Oh, so it's not just me. I've always interpreted it as the first sleep (hah) being my body being busy trying to sober up and the second sleep being the actual normal sleep now that the body can focus on something other than getting rid of all that poison.
Of course actual blood alcohol takes longer to go down than that but no matter how much I had, I'd invariably feel significantly more sober after the initial sleep than if I just stayed awake and stopped drinking.
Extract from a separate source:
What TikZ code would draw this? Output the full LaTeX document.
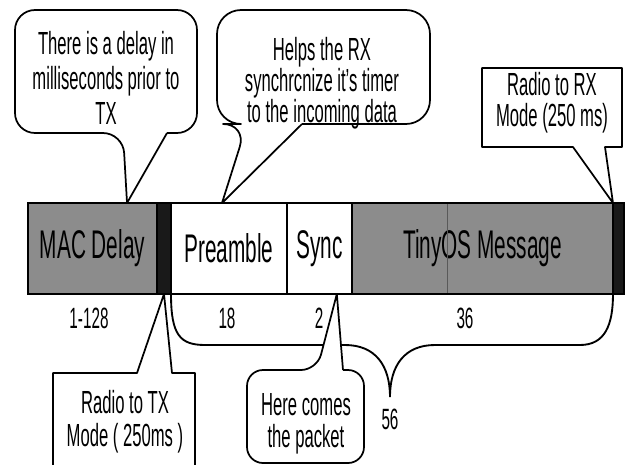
\documentclass[tikz,border=0pt]{standalone}
\usepackage{fontspec}
\setmainfont{Liberation Sans}[FakeStretch=0.52]
\usetikzlibrary{positioning}

\tikzset{
    field/.style={draw=black, line width=1.1pt, inner sep=0pt, outer sep=0pt,
        minimum height=68.25pt, font=\fontsize{30}{32}\selectfont},
    grayfield/.style={field, fill=black!45},
    darkfield/.style={field, fill=black!90},
    plainfield/.style={field, fill=white},
    bubble/.style={draw=black, line width=1.3pt, fill=white, line join=round},
    note/.style={align=center, inner sep=0pt, font=\fontsize{24}{26}\selectfont},
    count/.style={inner sep=0pt, font=\fontsize{22}{24}\selectfont},
    brace/.style={draw=black, line width=1.4pt},
}

\begin{document}
\begin{tikzpicture}[x=0.75pt, y=-0.75pt]
    % Page frame, one unit is one pixel, y grows downwards
    \clip (0,0) rectangle (637,465);
    \fill[white] (0,0) rectangle (637,465);

    % The packet fields
    \node[grayfield, minimum width=96.75pt] (mac) at (92.5,248.5) {MAC Delay};
    \node[darkfield, minimum width=10.5pt, right=0pt of mac] (txon) {};
    \node[plainfield, minimum width=87pt, right=0pt of txon] (pre) {Preamble};
    \node[plainfield, minimum width=48.75pt, right=0pt of pre] (sync) {Sync};
    \node[grayfield, minimum width=195.75pt, right=0pt of sync] (msg) {TinyOS Message};
    \node[darkfield, minimum width=8.25pt, right=0pt of msg] (rxon) {};
    \draw[black!65, line width=0.6pt] (447,204) -- (447,293);

    % Byte counts under the fields
    \node[count] (n1) at (89,318) {1-128};
    \node[count] (n2) at (227,318) {18};
    \node[count] (n3) at (319,318) {2};
    \node[count] (n4) at (465,318) {36};

    % Brace over preamble, sync and message
    \coordinate (bracetip) at (390,397);
    \draw[brace] (txon.south east) .. controls (171,335) and (180,345) .. (205,345)
        -- (345,345) .. controls (375,345) and (390,365) .. (bracetip)
        .. controls (390,365) and (405,345) .. (435,345)
        -- (580,345) .. controls (605,345) and (613,325) .. (rxon.south west);
    \node[count, below=9pt of bracetip] (total) {56};

    % Callout tips on the fields
    \coordinate (delaytip) at ([xshift=25.9pt]mac.north);
    \coordinate (synctip) at ([xshift=-5.25pt]pre.north);
    \coordinate (rxtip) at (rxon.north west);
    \coordinate (txtip) at (txon.south);
    \coordinate (pkttip) at ([xshift=13pt]sync.south);

    % Callouts above the fields
    \draw[bubble, rounded corners=15pt] (167,133) -- (197,133) -- (197,10) -- (15,10)
        -- (15,133) -- (123,133) [sharp corners] -- (delaytip) -- (167,133);
    \node[note] (delaynote) at (106,78) {There is a delay in\\milliseconds prior to\\TX};

    \draw[bubble, rounded corners=18pt] (302,124) -- (430,124) -- (430,10) -- (217,10)
        -- (217,124) -- (247,124) [sharp corners] -- (synctip) -- (302,124);
    \node[note, font=\fontsize{24}{21}\selectfont] (syncnote) at (322,83)
        {Helps the RX\\synchrcnize it’s timer\\to the incoming data};

    \draw[bubble] (605,147) -- (622,147) -- (622,68) -- (482,68) -- (482,147)
        -- (573,147) -- (rxtip) -- cycle;
    \node[note, font=\fontsize{24}{23}\selectfont] (rxnote) at (552,103) {Radio to RX\\Mode (250 ms)};

    % Callouts below the fields
    \draw[bubble] (195,475) -- (195,373) -- (172,373) -- (txtip) -- (137,373)
        -- (53,373) -- (53,475);
    \node[note, font=\fontsize{24}{25}\selectfont] (txnote) at (125,422) {Radio to TX\\Mode ( 250ms )};

    \draw[bubble, rounded corners=12pt] (343,370) -- (364,370) -- (364,463) -- (247,463)
        -- (247,370) -- (317,370) [sharp corners] -- (pkttip) -- (343,370);
    \node[note, font=\fontsize{24}{24}\selectfont] (pktnote) at (306,424) {Here comes\\the packet};
\end{tikzpicture}
\end{document}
Given that alcoholic drinks (especially various concoctions we'd hardly recognize as "beer" today) were fairly widespread especially when pure water was not always potable, I wouldn't be surprised if this didn't at least factor in for some of the reports. Then again this doesn't explain the observation of polyphasic sleep developing under experimental conditions.
> And I’m quite sure they were doing a lot of that back in that time.
Technically, they were all drinking alcohol because water was unsafe. However, beer at least had half the alcohol content that it has today and the wine was strongly watered. For women and children they even added water to the beer.
Googled it once. The information should still be available.